* **To do**: Quote all lines below exactly. Images stay out.

· · · · ·

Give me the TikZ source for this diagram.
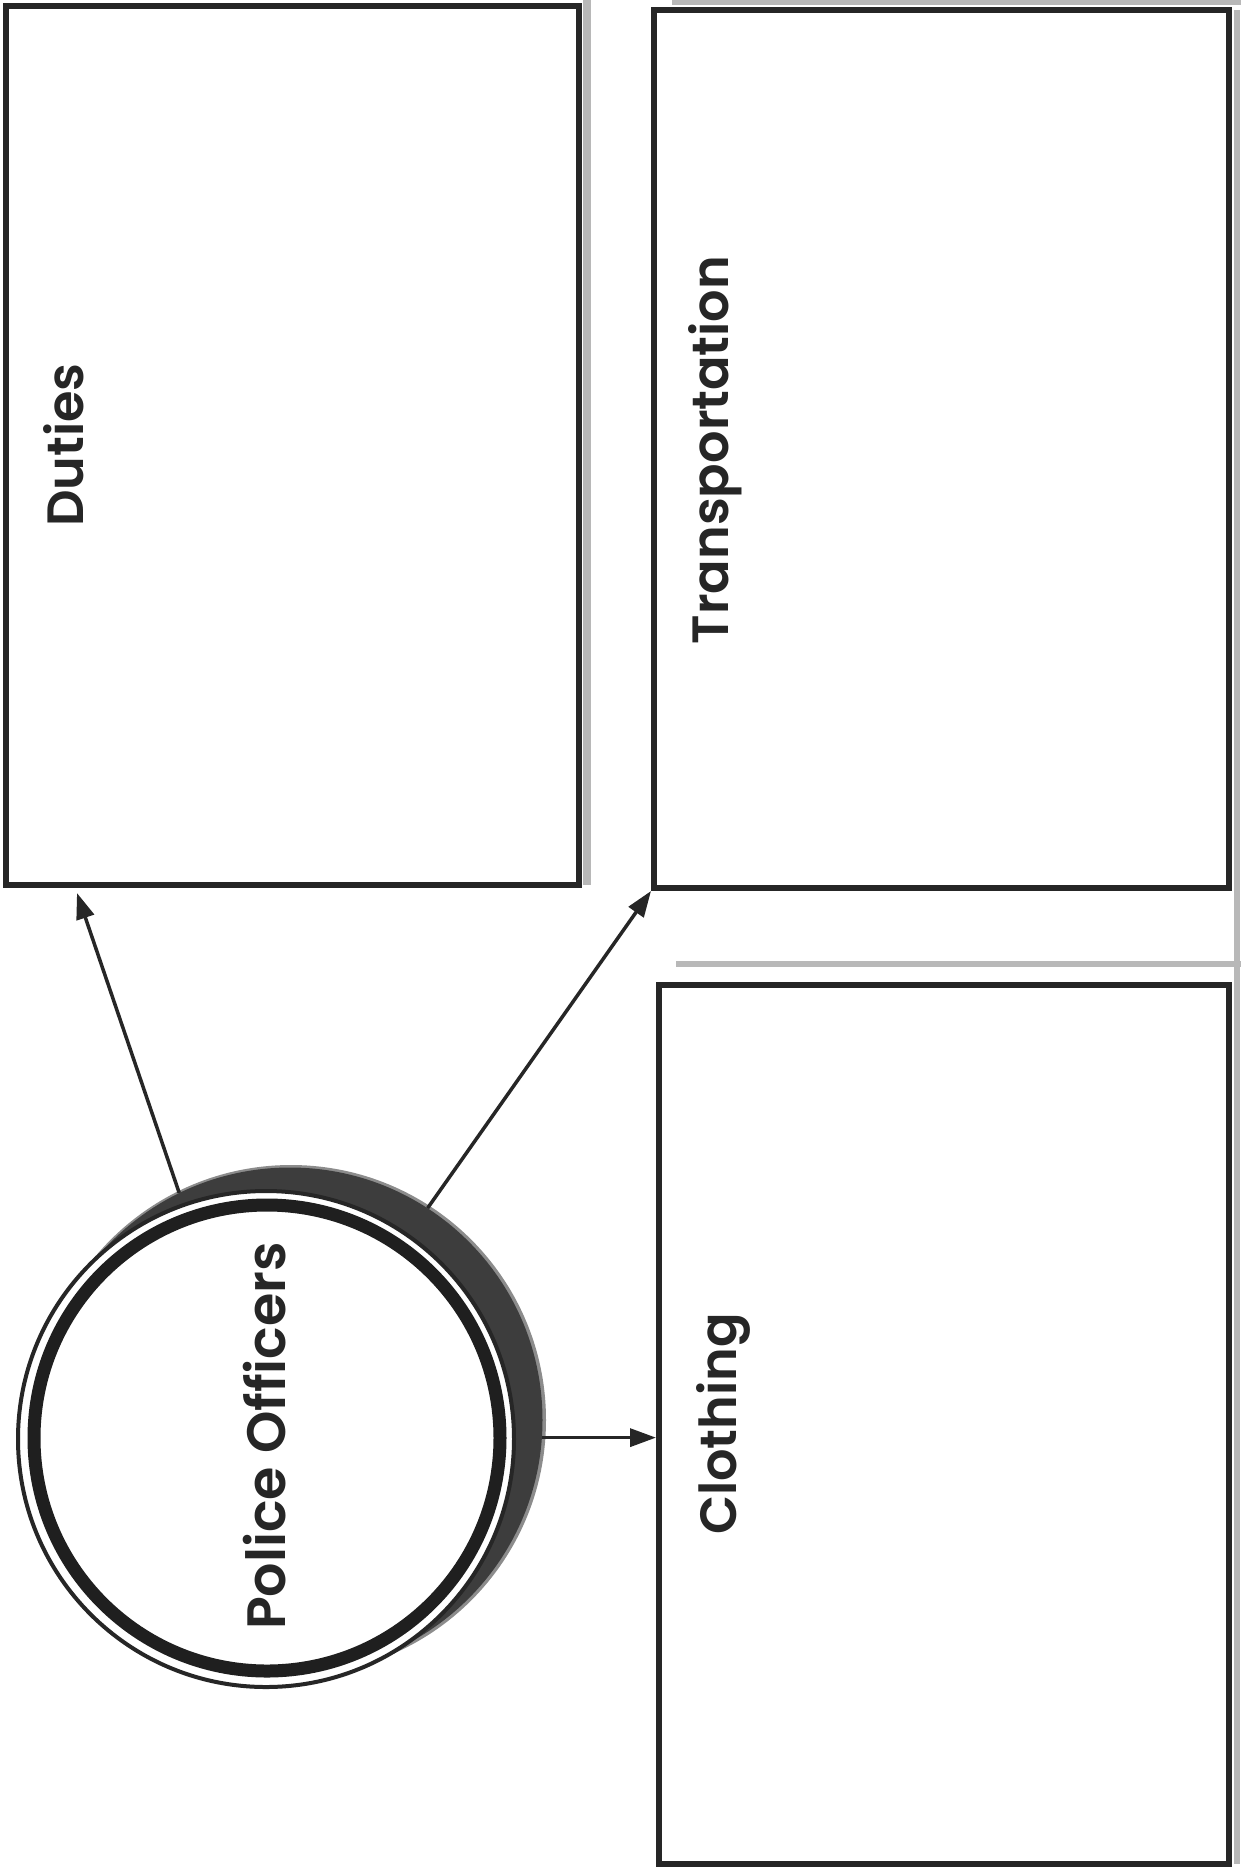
\documentclass[tikz,border=0pt]{standalone}
\usepackage{fontspec}
\setmainfont{Poppins}[BoldFont={Poppins SemiBold}]
\usetikzlibrary{arrows.meta}
\begin{document}
\begin{tikzpicture}[x=1pt,y=-1pt,
  box/.style={draw=black!85, line width=6pt, fill=white, inner sep=0pt},
  lbl/.style={rotate=90, inner sep=0pt, font=\fontsize{51}{56}\selectfont\bfseries, text=black!85},
  arr/.style={draw=black!85, line width=3.5pt, -{Triangle[length=26pt,width=18pt]}},
  scan/.style={fill=black!28, draw=none}
]
\useasboundingbox[fill=white] (0,0) rectangle (1241,1869);
% scan shadows
\fill[scan] (583,0) rectangle (591,885);
\fill[scan] (672,0) rectangle (1241,5);
\fill[scan] (676,961) rectangle (1241,967);
\fill[scan] (1234,10) rectangle (1240,1864);
% boxes
\node[box, minimum width=573pt, minimum height=879pt] (duties) at (292.5,445.5) {};
\node[box, minimum width=575pt, minimum height=878pt] (trans) at (941.5,449) {};
\node[box, minimum width=570pt, minimum height=879pt] (cloth) at (944,1424.5) {};
% labels
\node[lbl] (dutiesT) at (64,445) {Duties};
\node[lbl] (transT) at (715,450) {Transportation};
\node[lbl] (clothT) at (723,1424) {Clothing};
% circle with shadow
\node[circle, fill=black!45, minimum size=510pt, inner sep=0pt] (shsoft) at (291,1420) {};
\node[circle, fill=black!76, minimum size=505pt, inner sep=0pt] (sh) at (290,1420) {};
\node[circle, fill=white, draw=black!85, line width=4pt, minimum size=496pt, inner sep=0pt] (po) at (266,1439) {};
\node[circle, draw=black!88, line width=13pt, minimum size=466pt, inner sep=0pt] (poring) at (267,1438) {};
\node[lbl, font=\fontsize{54}{60}\selectfont\bfseries] (poT) at (265,1436) {Police Officers};
% connectors
\coordinate (dtip) at (77,893);
\draw[arr] (sh.116) -- (dtip);
\draw[arr] (sh.57) -- (trans.south west);
\draw[arr] (sh.-4) -- (sh.-4 -| cloth.west);
\end{tikzpicture}
\end{document}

· · · · ·

* **The response**:
Give me the TikZ source for this diagram.
\documentclass[tikz,border=0pt]{standalone}
\usepackage{fontspec}
\setmainfont{Poppins}[BoldFont={Poppins SemiBold}]
\usetikzlibrary{arrows.meta}
\begin{document}
\begin{tikzpicture}[x=1pt,y=-1pt,
  box/.style={draw=black!85, line width=6pt, fill=white, inner sep=0pt},
  lbl/.style={rotate=90, inner sep=0pt, font=\fontsize{51}{56}\selectfont\bfseries, text=black!85},
  arr/.style={draw=black!85, line width=3.5pt, -{Triangle[length=26pt,width=18pt]}},
  scan/.style={fill=black!28, draw=none}
]
\useasboundingbox[fill=white] (0,0) rectangle (1241,1869);
% scan shadows
\fill[scan] (583,0) rectangle (591,885);
\fill[scan] (672,0) rectangle (1241,5);
\fill[scan] (676,961) rectangle (1241,967);
\fill[scan] (1234,10) rectangle (1240,1864);
% boxes
\node[box, minimum width=573pt, minimum height=879pt] (duties) at (292.5,445.5) {};
\node[box, minimum width=575pt, minimum height=878pt] (trans) at (941.5,449) {};
\node[box, minimum width=570pt, minimum height=879pt] (cloth) at (944,1424.5) {};
% labels
\node[lbl] (dutiesT) at (64,445) {Duties};
\node[lbl] (transT) at (715,450) {Transportation};
\node[lbl] (clothT) at (723,1424) {Clothing};
% circle with shadow
\node[circle, fill=black!45, minimum size=510pt, inner sep=0pt] (shsoft) at (291,1420) {};
\node[circle, fill=black!76, minimum size=505pt, inner sep=0pt] (sh) at (290,1420) {};
\node[circle, fill=white, draw=black!85, line width=4pt, minimum size=496pt, inner sep=0pt] (po) at (266,1439) {};
\node[circle, draw=black!88, line width=13pt, minimum size=466pt, inner sep=0pt] (poring) at (267,1438) {};
\node[lbl, font=\fontsize{54}{60}\selectfont\bfseries] (poT) at (265,1436) {Police Officers};
% connectors
\coordinate (dtip) at (77,893);
\draw[arr] (sh.116) -- (dtip);
\draw[arr] (sh.57) -- (trans.south west);
\draw[arr] (sh.-4) -- (sh.-4 -| cloth.west);
\end{tikzpicture}
\end{document}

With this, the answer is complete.